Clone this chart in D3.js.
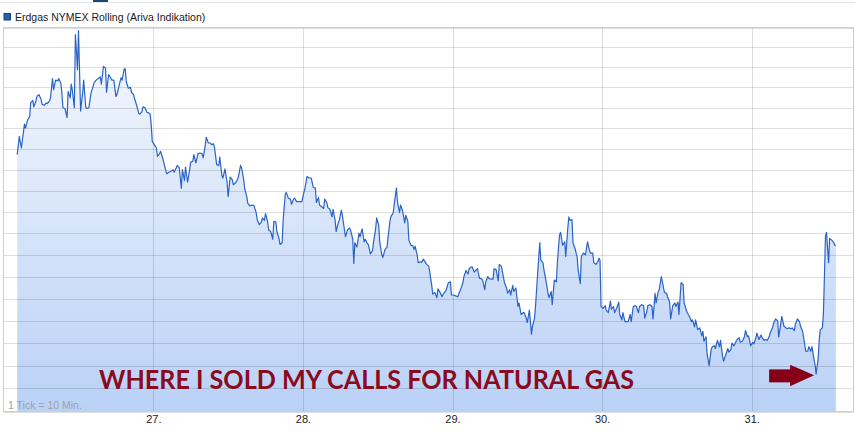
<!DOCTYPE html>
<html>
<head>
<meta charset="utf-8">
<script src="https://cdn.jsdelivr.net/npm/d3@7"></script>
<style>
  html, body { margin: 0; padding: 0; background: #fff; }
  svg { display: block; }
  .grid line { stroke: #000; stroke-opacity: 0.13; shape-rendering: crispEdges; }
  .grid path { display: none; }
  .x-axis path, .x-axis line { display: none; }
  .x-axis text { font: 11px "Liberation Sans", Arial, sans-serif; fill: #222; }
</style>
</head>
<body>
<div id="chart"></div>
<script>
/* ───── DATA: one array per trading day, [10-min tick of the day, price] ───── */
const day26 = [[13,2.893],[15,2.915],[17,2.901],[18,2.911],[20,2.930],[21,2.925],[23,2.935],[25,2.939],[26,2.956],[28,2.959],[29,2.951],[31,2.958],[32,2.964],[34,2.966],[36,2.960],[37,2.954],[39,2.953],[41,2.956],[42,2.955],[44,2.958],[45,2.962],[47,2.986],[48,2.972],[50,2.984],[52,2.983],[53,2.986],[55,2.980],[56,2.968],[57,2.950],[59,2.949],[61,2.938],[62,2.970],[64,2.962],[65,2.979],[66,2.972],[68,2.950],[69,3.041],[70,3.020],[71,2.997],[72,3.046],[74,2.946],[76,2.968],[77,2.984],[79,2.950],[80,2.949],[82,2.950],[84,2.968],[86,2.976],[87,2.981],[89,2.984],[91,2.986],[93,2.988],[94,2.979],[96,3.001],[98,2.999],[99,2.969],[101,2.991],[103,2.987],[104,2.984],[106,2.984],[108,2.964],[109,2.966],[111,2.977],[113,2.987],[114,2.984],[116,2.998],[117,2.998],[118,2.982],[120,2.974],[122,2.975],[123,2.969],[125,2.966],[126,2.961],[128,2.953],[130,2.943],[131,2.942],[133,2.945],[134,2.951],[136,2.950],[138,2.944],[139,2.944],[141,2.942],[142,2.929],[143,2.909]];
const day27 = [[1,2.905],[3,2.901],[4,2.891],[6,2.894],[7,2.897],[9,2.889],[11,2.879],[13,2.870],[15,2.872],[17,2.873],[19,2.875],[20,2.872],[22,2.877],[23,2.880],[25,2.877],[27,2.853],[28,2.875],[30,2.862],[31,2.878],[33,2.860],[35,2.875],[36,2.884],[38,2.885],[39,2.893],[41,2.883],[43,2.894],[45,2.895],[47,2.894],[48,2.889],[50,2.904],[51,2.914],[53,2.907],[55,2.907],[56,2.905],[58,2.906],[59,2.901],[61,2.881],[63,2.880],[64,2.890],[66,2.868],[67,2.865],[69,2.876],[71,2.860],[72,2.843],[74,2.866],[76,2.863],[77,2.857],[79,2.859],[81,2.863],[82,2.867],[84,2.880],[85,2.877],[87,2.863],[88,2.852],[90,2.843],[91,2.835],[93,2.832],[95,2.833],[97,2.832],[99,2.824],[100,2.816],[102,2.810],[104,2.813],[105,2.818],[107,2.815],[108,2.823],[110,2.814],[111,2.804],[113,2.802],[115,2.793],[116,2.814],[118,2.813],[119,2.802],[121,2.794],[122,2.787],[124,2.789],[125,2.816],[127,2.845],[128,2.848],[130,2.841],[132,2.840],[133,2.834],[135,2.840],[136,2.841],[138,2.837],[141,2.837],[143,2.837]];
const day28 = [[0,2.843],[2,2.853],[4,2.867],[6,2.865],[8,2.865],[10,2.854],[12,2.853],[13,2.836],[15,2.842],[16,2.833],[18,2.831],[20,2.829],[21,2.840],[23,2.836],[24,2.830],[26,2.828],[28,2.819],[29,2.828],[31,2.815],[32,2.802],[34,2.812],[35,2.815],[37,2.827],[38,2.821],[40,2.804],[41,2.796],[43,2.804],[45,2.806],[46,2.803],[48,2.793],[49,2.765],[50,2.789],[52,2.784],[54,2.800],[55,2.796],[57,2.805],[59,2.790],[60,2.793],[62,2.788],[63,2.787],[65,2.776],[67,2.780],[68,2.790],[70,2.805],[71,2.818],[73,2.809],[74,2.789],[76,2.775],[77,2.772],[79,2.781],[81,2.784],[82,2.796],[84,2.816],[85,2.820],[87,2.824],[88,2.835],[90,2.853],[91,2.837],[93,2.824],[94,2.833],[96,2.826],[98,2.812],[99,2.821],[101,2.814],[102,2.792],[104,2.786],[106,2.785],[107,2.781],[108,2.785],[110,2.775],[111,2.766],[113,2.767],[114,2.766],[116,2.770],[118,2.766],[119,2.764],[121,2.762],[122,2.756],[124,2.740],[125,2.730],[127,2.732],[129,2.726],[130,2.736],[132,2.732],[134,2.727],[135,2.730],[137,2.733],[138,2.735],[140,2.743],[142,2.744],[143,2.729]];
const day29 = [[1,2.729],[3,2.728],[5,2.727],[7,2.733],[8,2.736],[10,2.743],[11,2.750],[13,2.757],[15,2.753],[16,2.759],[18,2.761],[19,2.761],[21,2.755],[23,2.758],[24,2.759],[26,2.748],[27,2.748],[29,2.746],[31,2.735],[32,2.744],[34,2.750],[35,2.748],[37,2.747],[39,2.747],[40,2.759],[42,2.758],[44,2.745],[45,2.764],[47,2.762],[48,2.756],[50,2.743],[52,2.737],[53,2.731],[55,2.735],[56,2.729],[58,2.740],[59,2.733],[61,2.737],[63,2.716],[64,2.720],[66,2.707],[68,2.709],[69,2.709],[71,2.703],[72,2.698],[74,2.712],[75,2.699],[76,2.685],[77,2.694],[79,2.703],[80,2.718],[82,2.754],[84,2.789],[85,2.769],[87,2.766],[88,2.758],[90,2.745],[92,2.731],[93,2.726],[95,2.733],[96,2.718],[98,2.746],[100,2.744],[101,2.767],[103,2.798],[104,2.801],[106,2.786],[108,2.790],[109,2.773],[111,2.806],[112,2.819],[113,2.815],[115,2.816],[116,2.789],[118,2.782],[120,2.772],[121,2.757],[123,2.742],[124,2.773],[126,2.777],[128,2.775],[129,2.783],[130,2.790],[132,2.779],[133,2.777],[135,2.777],[136,2.766],[138,2.764],[140,2.767],[141,2.771],[142,2.769],[143,2.716]];
const day30 = [[1,2.714],[3,2.717],[4,2.712],[6,2.709],[8,2.722],[9,2.713],[11,2.716],[12,2.709],[14,2.714],[16,2.721],[17,2.707],[19,2.701],[20,2.709],[22,2.699],[24,2.699],[25,2.699],[27,2.707],[28,2.699],[30,2.716],[32,2.717],[33,2.716],[35,2.709],[36,2.716],[38,2.718],[40,2.717],[41,2.703],[43,2.710],[44,2.717],[46,2.718],[48,2.716],[49,2.702],[51,2.731],[52,2.720],[54,2.733],[55,2.735],[57,2.750],[58,2.744],[60,2.732],[62,2.731],[63,2.727],[65,2.721],[66,2.702],[68,2.717],[70,2.720],[71,2.716],[73,2.721],[74,2.707],[76,2.743],[78,2.741],[79,2.720],[81,2.712],[82,2.709],[84,2.705],[86,2.699],[87,2.701],[89,2.693],[90,2.701],[92,2.690],[94,2.692],[96,2.683],[97,2.688],[98,2.677],[100,2.682],[101,2.664],[103,2.650],[105,2.668],[106,2.671],[108,2.672],[109,2.669],[111,2.678],[113,2.671],[114,2.678],[116,2.660],[117,2.655],[119,2.662],[121,2.669],[122,2.665],[124,2.668],[125,2.675],[127,2.672],[129,2.677],[130,2.679],[132,2.681],[133,2.676],[135,2.677],[137,2.682],[138,2.689],[140,2.682],[141,2.683],[143,2.672]];
const day31 = [[1,2.676],[2,2.674],[4,2.681],[5,2.686],[7,2.679],[9,2.684],[10,2.681],[12,2.678],[13,2.679],[15,2.678],[17,2.683],[18,2.687],[20,2.692],[21,2.697],[23,2.702],[25,2.700],[26,2.682],[28,2.697],[29,2.705],[31,2.694],[33,2.692],[34,2.691],[36,2.692],[38,2.691],[39,2.692],[41,2.689],[42,2.696],[44,2.702],[46,2.699],[47,2.694],[49,2.688],[50,2.681],[52,2.666],[54,2.666],[55,2.671],[57,2.666],[58,2.671],[60,2.657],[61,2.651],[62,2.641],[64,2.658],[65,2.679],[66,2.690],[68,2.692],[69,2.707],[70,2.750],[71,2.796],[72,2.801],[73,2.783],[74,2.766],[75,2.794],[77,2.792],[79,2.789],[80,2.786],[81,2.786]];

const tickDays   = [27, 28, 29, 30, 31];
const tickLabels = ['27.', '28.', '29.', '30.', '31.'];
const gridPrices = d3.range(19).map((i) => +(2.6 + i * 0.025).toFixed(3)); // log-scaled price grid

const seriesName = 'Erdgas NYMEX Rolling (Ariva Indikation)';
const tickNote   = '1 Tick = 10 Min.';
const callout    = 'WHERE I SOLD MY CALLS FOR NATURAL GAS';
/* ─────────────────────────────────────────────────────────────────────────── */

const W = 855, H = 433;
const plot = { left: 3, right: 853, top: 27.5, bottom: 411.5 };

const series = [[26, day26], [27, day27], [28, day28], [29, day29], [30, day30], [31, day31]]
  .flatMap(([day, rows]) => rows.map(([tick, value]) => ({
    date: new Date(2018, 11, day, 0, tick * 10),
    value,
  })));

const x = d3.scaleTime()
  .domain([new Date(2018, 11, 26), new Date(2018, 11, 31)])
  .range([3.7, 751.7]);

const y = d3.scaleLog()
  .domain([2.6, 3.05])
  .range([plot.bottom, plot.top]);

const svg = d3.select('#chart')
  .append('svg')
  .attr('width', W)
  .attr('height', H)
  .attr('viewBox', `0 0 ${W} ${H}`);

// gradient for the area
const grad = svg.append('defs').append('linearGradient')
  .attr('id', 'fillGrad')
  .attr('gradientUnits', 'userSpaceOnUse')
  .attr('x1', 0).attr('x2', 0)
  .attr('y1', plot.top).attr('y2', plot.bottom);
grad.append('stop').attr('offset', '0%').attr('stop-color', '#f6f9fe');
grad.append('stop').attr('offset', '100%').attr('stop-color', '#bad1f6');

// top strip of the page
svg.append('line')
  .attr('x1', 0).attr('x2', W).attr('y1', 2.5).attr('y2', 2.5)
  .attr('stroke', '#e4e8ec');
svg.append('rect')
  .attr('x', 93).attr('y', 0).attr('width', 15).attr('height', 2)
  .attr('fill', '#1d4a66');

// legend
svg.append('rect')
  .attr('x', 4).attr('y', 13.5).attr('width', 6.5).attr('height', 6.5)
  .attr('fill', '#2a5cb0').attr('stroke', '#173f7e').attr('stroke-width', 1);
svg.append('text')
  .attr('x', 15).attr('y', 20.5)
  .attr('font-family', '"Liberation Sans", Arial, sans-serif')
  .attr('font-size', 10.5)
  .attr('fill', '#1a1a1a')
  .text(seriesName);

// area + line
const area = d3.area()
  .x((d) => x(d.date))
  .y0(plot.bottom)
  .y1((d) => y(d.value));

const line = d3.line()
  .x((d) => x(d.date))
  .y((d) => y(d.value));

svg.append('path')
  .datum(series)
  .attr('fill', 'url(#fillGrad)')
  .attr('d', area);

// gridlines on top of the fill
svg.append('g')
  .attr('class', 'grid')
  .attr('transform', `translate(${plot.left},0)`)
  .call(d3.axisLeft(y).tickValues(gridPrices).tickSize(-(plot.right - plot.left)).tickFormat(''));

const dayDates = tickDays.map((d) => new Date(2018, 11, d));
svg.append('g')
  .attr('class', 'grid')
  .attr('transform', `translate(0,${plot.bottom})`)
  .call(d3.axisBottom(x).tickValues(dayDates).tickSize(-(plot.bottom - plot.top)).tickFormat(''));

// frame
svg.append('rect')
  .attr('x', plot.left).attr('y', plot.top)
  .attr('width', plot.right - plot.left).attr('height', plot.bottom - plot.top)
  .attr('fill', 'none').attr('stroke', '#cfcfcf')
  .attr('shape-rendering', 'crispEdges');

svg.append('path')
  .datum(series)
  .attr('fill', 'none')
  .attr('stroke', '#2b63c4')
  .attr('stroke-width', 1.2)
  .attr('stroke-linejoin', 'round')
  .attr('d', line);

// x axis labels
svg.append('g')
  .attr('class', 'x-axis')
  .attr('transform', `translate(0,${plot.bottom})`)
  .call(d3.axisBottom(x).tickValues(dayDates).tickSize(0).tickPadding(4)
    .tickFormat((d, i) => tickLabels[i]));

// tick note
svg.append('text')
  .attr('x', 8).attr('y', 409)
  .attr('font-family', '"Liberation Sans", Arial, sans-serif')
  .attr('font-size', 10.5)
  .attr('fill', '#9da3ad')
  .text(tickNote);

// callout text
svg.append('text')
  .attr('x', 99).attr('y', 388.5)
  .attr('font-family', 'Lato, "Open Sans", sans-serif')
  .attr('font-weight', 'bold')
  .attr('font-size', 26)
  .attr('textLength', 535)
  .attr('lengthAdjust', 'spacingAndGlyphs')
  .attr('fill', '#8a0a1e')
  .text(callout);

// arrow pointing at the lowest print
const low = d3.least(series, (d) => d.value);
const tipX = x(low.date) - 2, tipY = y(low.value) + 1.5;
svg.append('rect')
  .attr('x', tipX - 45).attr('y', tipY - 6)
  .attr('width', 22).attr('height', 13)
  .attr('fill', '#870019');
svg.append('path')
  .attr('d', `M${tipX - 24},${tipY - 10.5} L${tipX},${tipY} L${tipX - 24},${tipY + 11} Z`)
  .attr('fill', '#870019');
</script>
</body>
</html>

→ **The problem**
Out of the material above, gather each line where "chart" appears.

→ **Solution for this task**
Clone this chart in D3.js.
<div id="chart"></div>
const svg = d3.select('#chart')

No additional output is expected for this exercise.